Troca de Ideias: Poesia se ensina?


     

Letra A • Quarta-feira, 20 de Abril de 2016, 16:03:00

Sergio Capparelli – Escritor, quatro vezes vencedor do Prêmio Jabuti, editor da revista eletrônica de poesia infantil Tigre Albino - tigrealbino.com.br

Ensinar poesia comporta muitos sentidos. Uma mãe que lê um poema para o filho pequeno ensina poesia? O aluno que lê um poema em voz alta na escola ou em casa aprende poesia?

Ensinar poesia significava, até poucos anos atrás, recitação obrigatória de poemas na escola. Agora, não mais. Aos poucos o verbo “ensinar” foi enriquecido. Passou a significar, de um lado, ler poesia e, do outro, escrever poesia.

Para abarcar os extremos, os professores deram muitos passos.

O primeiro foi desfazer o estereótipo de que poesia são “sonhos belos expressos através de rimas”.

O segundo passo foi contextualizar a poesia, que é linguagem antes de tudo, no interior da linguagem literária.

O terceiro, desenvolver atividades de leitura de poesia, abolindo a declamação obrigatória.

O quarto, criar atividades para que os alunos aprendam a ouvir poesia.

O quinto, escrever poesia.

Os quatro primeiros passos se revestem de uma discussão às vezes profunda, às vezes amena, dos componentes do poema, como versos, estrofes, figuras, ritmo, imagens, sonoridade, movimento etc.

Na história recente do Brasil, mais e mais escolas e professores interessaram-se pela poesia, que em muitos casos passou a integrar o currículo escolar. As editoras e as livrarias voltaram-se então para o tema, mas com outros objetivos, integrando-se ao circuito do ensino de poesia através da oferta de livros. Até governantes demonstraram interesse, criando programas especiais para levar poesia e livros às escolas.

E o quinto passo, o de ensinar a escrever poesia? Parece que ensinar poesia e ensinar a escrever poesia são frutos de uma bifurcação do tema. Parece também que mais na frente os dois caminhos divergentes podem convergir de novo, misturando-se. Mas fica a sensação de que é muito difícil (até mesmo impossível) ensinar alguém a escrever uma poesia, por se tratar de algo pessoal e íntimo. Quando muito, alguém pode orientar um estudante no seu trabalho de criação, senão o verbo “ensinar” sofre um curto-circuito.

 

Maria da Glória Bordini – professora aposentada da Universidade Federal do Rio Grande do Sul e professora convidada do Programa de Pós-graduação em Letras da mesma instituição

Poesia se ensina, mas depende do que T. S. Eliot chamava de talento individual.  No plano do Ensino Fundamental e Médio, bem como no Ensino Superior, em nível de graduação, em geral não se ensina a escrever poesia. Quando acontece, o que pode ser ensinado é a gramática da poesia, ou seja, as regras historicamente instituídas que levam os leitores a identificar um texto como sendo um poema. Isso implica noções de métrica, estrofação, rima, imagens, formas e estilos poéticos. Esses elementos podem ser ensinados em qualquer nível, mas não garantem que o resultado seja poético. Para que a poesia se instale no texto, não há fórmulas nem receitas. Ela requer domínio das palavras e dos sentidos que adquirem na vizinhança com outras palavras; sentimento do ritmo que impulsiona os versos ou a frase poética; ouvido agudo para as sonoridades; imaginação poderosa que desvende algo apenas adivinhado ou sonhado. Por isso, poetas que alcançam efeitos poéticos são raros, ultrapassam o seu tempo e muito trabalham a linguagem. E também por isso Drummond afirmava que “Lutar com palavras é a luta mais vã. / Entanto lutamos mal rompe a manhã”.
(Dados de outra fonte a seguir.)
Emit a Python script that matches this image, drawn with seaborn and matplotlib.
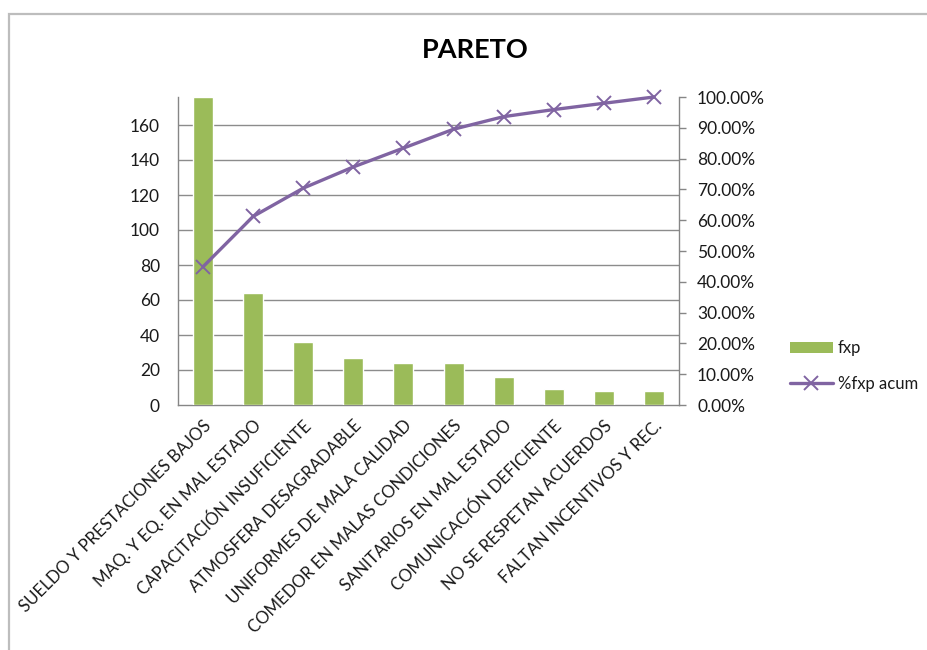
import numpy as np
import pandas as pd
import matplotlib
matplotlib.use("Agg")
import matplotlib.pyplot as plt
import seaborn as sns
from matplotlib.patches import Patch, Rectangle
from matplotlib.lines import Line2D
from matplotlib.ticker import FuncFormatter, FixedLocator

# Causes of dissatisfaction and their frequencies
categories = [
    "SUELDO Y PRESTACIONES BAJOS",
    "MAQ. Y EQ. EN MAL ESTADO",
    "CAPACITACIÓN INSUFICIENTE",
    "ATMOSFERA DESAGRADABLE",
    "UNIFORMES DE MALA CALIDAD",
    "COMEDOR EN MALAS CONDICIONES",
    "SANITARIOS EN MAL ESTADO",
    "COMUNICACIÓN DEFICIENTE",
    "NO SE RESPETAN ACUERDOS",
    "FALTAN INCENTIVOS Y REC.",
]
fxp = [176, 64, 36, 27, 24, 24, 16, 9, 8, 8]

left_ticks = [0, 20, 40, 60, 80, 100, 120, 140, 160]
right_ticks = [0.0, 0.1, 0.2, 0.3, 0.4, 0.5, 0.6, 0.7, 0.8, 0.9, 1.0]

df = pd.DataFrame({"causa": categories, "fxp": fxp})
df["pos"] = np.arange(len(df))
df["acum"] = df["fxp"].cumsum() / df["fxp"].sum()

sns.set_theme(style="white")
plt.rcParams["font.family"] = ["Lato", "DejaVu Sans"]

GREEN = "#9BBB59"
PURPLE = "#8064A2"
GRID = "#8C8C8C"
TEXT = "#1A1A1A"

fig = plt.figure(figsize=(9.27, 6.5), dpi=100)
fig.patch.set_facecolor("white")

# chart frame
fig.add_artist(Rectangle((9 / 927, -0.01), 1.0, (650 - 14) / 650 + 0.01,
                         transform=fig.transFigure, fill=False,
                         edgecolor="#BDBDBD", linewidth=1.6))

ax = fig.add_axes([178 / 927, (650 - 405) / 650, (679 - 178) / 927, (405 - 97) / 650])

sns.barplot(data=df, x="causa", y="fxp", order=categories, color=GREEN,
            saturation=1, width=0.4, ax=ax, zorder=3)
ax.set_ylim(0, 176)
ax.set_xlim(-0.5, len(categories) - 0.5)
ax.yaxis.set_major_locator(FixedLocator(left_ticks))
for t in left_ticks[1:]:
    ax.axhline(t, color=GRID, linewidth=1.0, zorder=1)
ax.set_xlabel("")
ax.set_ylabel("")
ax.tick_params(axis="y", length=0, pad=13, labelsize=12.5, labelcolor=TEXT)
ax.tick_params(axis="x", length=0, pad=9, labelsize=12.2, labelcolor=TEXT)
ax.set_xticks(range(len(categories)))
ax.set_xticklabels(categories, rotation=45, ha="right", rotation_mode="anchor")
for side in ["top", "right"]:
    ax.spines[side].set_visible(False)
ax.spines["left"].set_color("#868686")
ax.spines["bottom"].set_color("#868686")
ax.spines["left"].set_linewidth(1.0)
ax.spines["bottom"].set_linewidth(1.0)

ax2 = ax.twinx()
sns.lineplot(data=df, x="pos", y="acum", color=PURPLE, linewidth=2.4,
             marker="x", markersize=10, markeredgewidth=1.4,
             markeredgecolor=PURPLE, ax=ax2, zorder=4, clip_on=False)
ax2.set_ylim(0, 1)
ax2.set_xlim(-0.5, len(categories) - 0.5)
ax2.yaxis.set_major_locator(FixedLocator(right_ticks))
ax2.yaxis.set_major_formatter(FuncFormatter(lambda v, p: f"{v * 100:.2f}%"))
ax2.set_ylabel("")
ax2.set_xlabel("")
ax2.tick_params(axis="y", right=True, length=5, width=1, color="#868686",
                pad=8, labelsize=12.5, labelcolor=TEXT, direction="out")
for side in ["top", "left", "bottom"]:
    ax2.spines[side].set_visible(False)
ax2.spines["right"].set_color("#868686")
ax2.spines["right"].set_linewidth(1.0)
ax2.grid(False)

fig.text(475 / 927, 1 - 50 / 650, "PARETO", ha="center", va="center",
         fontsize=19.5, fontweight="bold", color="black")

handles = [
    Patch(facecolor=GREEN, edgecolor="none", label="fxp"),
    Line2D([0], [0], color=PURPLE, linewidth=2.4, marker="x", markersize=10,
           markeredgewidth=1.4, label="%fxp acum"),
]
fig.legend(handles=handles, loc="center left",
           bbox_to_anchor=(783 / 927, 1 - 366 / 650), frameon=False,
           fontsize=12, handlelength=2.6, handletextpad=0.3,
           labelspacing=1.15, borderaxespad=0, labelcolor=TEXT)

fig.savefig("out.png", dpi=100, facecolor="white")
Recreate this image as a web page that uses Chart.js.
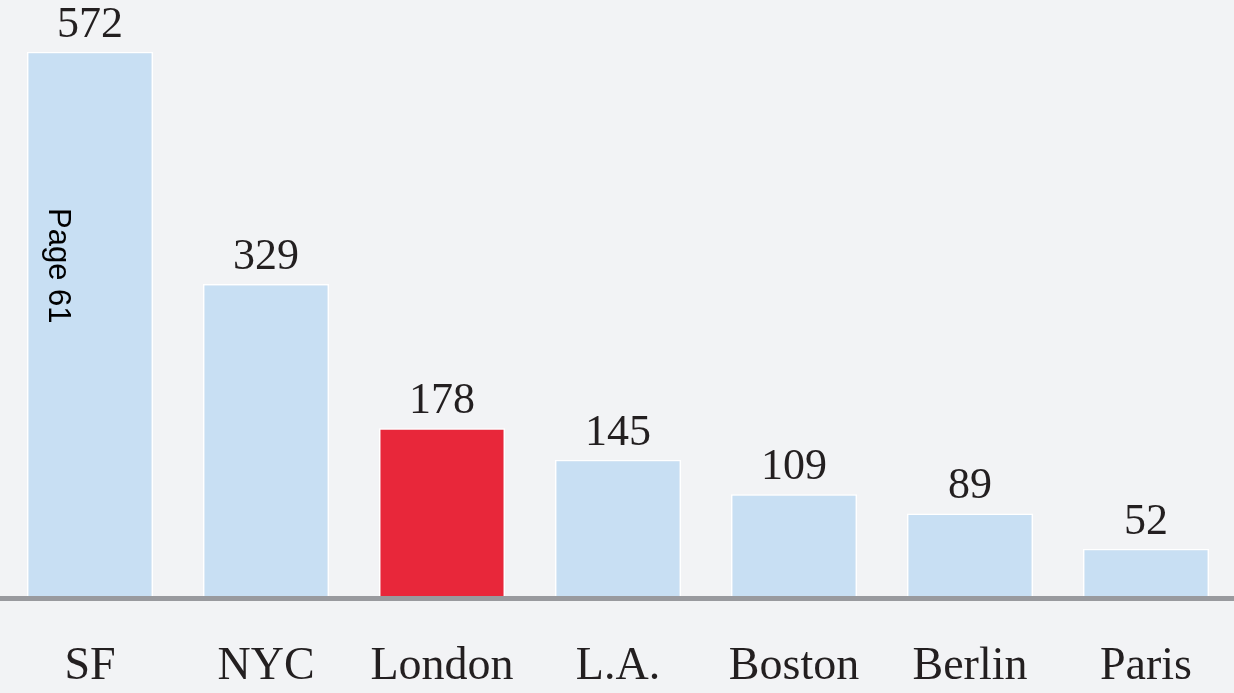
<!DOCTYPE html>
<html>
<head>
<meta charset="utf-8">
<title>Cities</title>
<script src="https://cdn.jsdelivr.net/npm/chart.js@4.4.0/dist/chart.umd.min.js"></script>
<style>
    html, body { margin: 0; padding: 0; background: #f2f3f5; }
    #chart { display: block; }
</style>
</head>
<body>
<canvas id="chart" width="1234" height="693"></canvas>
<script>
// data
var cities = ['SF', 'NYC', 'London', 'L.A.', 'Boston', 'Berlin', 'Paris'];
var counts = [572, 329, 178, 145, 109, 89, 52];
var highlight = 'London';

var barBlue = '#c8dff3';
var barRed = '#e8273a';
var textColor = '#231f20';

// writes the number over each bar
var valueLabels = {
    id: 'valueLabels',
    afterDatasetsDraw: function (chart) {
        var ctx = chart.ctx;
        var meta = chart.getDatasetMeta(0);
        ctx.save();
        ctx.font = '44px "Liberation Serif", "DejaVu Serif", serif';
        ctx.fillStyle = textColor;
        ctx.textAlign = 'center';
        ctx.textBaseline = 'alphabetic';
        meta.data.forEach(function (bar, i) {
            ctx.fillText(String(counts[i]), bar.x, bar.y - 15);
        });

        // the rotated "Page 61" note inside the first bar
        var first = meta.data[0];
        ctx.translate(first.x - 41, chart.chartArea.top + 208);
        ctx.rotate(Math.PI / 2);
        ctx.font = '31px "Liberation Sans", Arial, sans-serif';
        ctx.fillStyle = '#000000';
        ctx.textAlign = 'left';
        ctx.fillText('Page 61', 0, 0);
        ctx.restore();
    }
};

var chart = new Chart(document.getElementById('chart'), {
    type: 'bar',
    data: {
        labels: cities,
        datasets: [{
            data: counts,
            backgroundColor: cities.map(c => c === highlight ? barRed : barBlue),
            borderColor: '#ffffff',
            borderWidth: 1.5,
            barPercentage: 0.716,
            categoryPercentage: 1
        }]
    },
    options: {
        responsive: false,
        animation: false,
        layout: { padding: { left: 2, right: 0, top: 0, bottom: 0 } },
        plugins: {
            legend: { display: false },
            tooltip: { enabled: false }
        },
        scales: {
            x: {
                // hidden tick marks only used to push the labels down
                grid: { display: false, drawTicks: true, tickLength: 41.5 },
                border: { display: true, color: '#999a9e', width: 5, z: 1 },
                ticks: {
                    padding: 1.2,
                    color: textColor,
                    font: { family: '"Liberation Serif", "DejaVu Serif", serif', size: 46, lineHeight: 1.1 },
                    maxRotation: 0,
                    autoSkip: false
                }
            },
            y: {
                display: false,
                min: 0,
                max: 626
            }
        }
    },
    plugins: [valueLabels]
});
</script>
</body>
</html>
Ensinar a ler poesia já é outra coisa. Essa habilidade pode ser desenvolvida desde a infância e desdobrar-se pelos anos escolares, até depois da universidade. É evidente que em cada estágio o ensino da leitura do poema se torna mais complexo. De início, a questão é aprimorar o ouvido para as sonoridades e suas repetições, o que a criança consegue ao ouvir poemas desde pequena. Num segundo momento, cabe marcar ritmos e perceber seus retornos, constituindo os versos. Perceber as pausas e a função dos silêncios já exige um pouco mais de maturidade, assim como as imagens. No Ensino Médio, noções de versificação podem ser incluídas, mas a leitura de grandes poetas é que constrói o gosto pelo poético. No Ensino Superior, aprofundar teórica e historicamente as leituras dos alunos é essencial para formar professores de literatura capazes de ler poesia em sala de aula.

Vê-se que, se a poesia não pousa em qualquer texto, pode-se aprender a observar seus voos. O indispensável, tanto para produtores quanto para consumidores, é muita leitura de poesia, nacional e internacional. Para os poetas, a fim de que encontrem a sua clave pessoal. Para os leitores, para que consigam diferenciar os “talentos individuais”.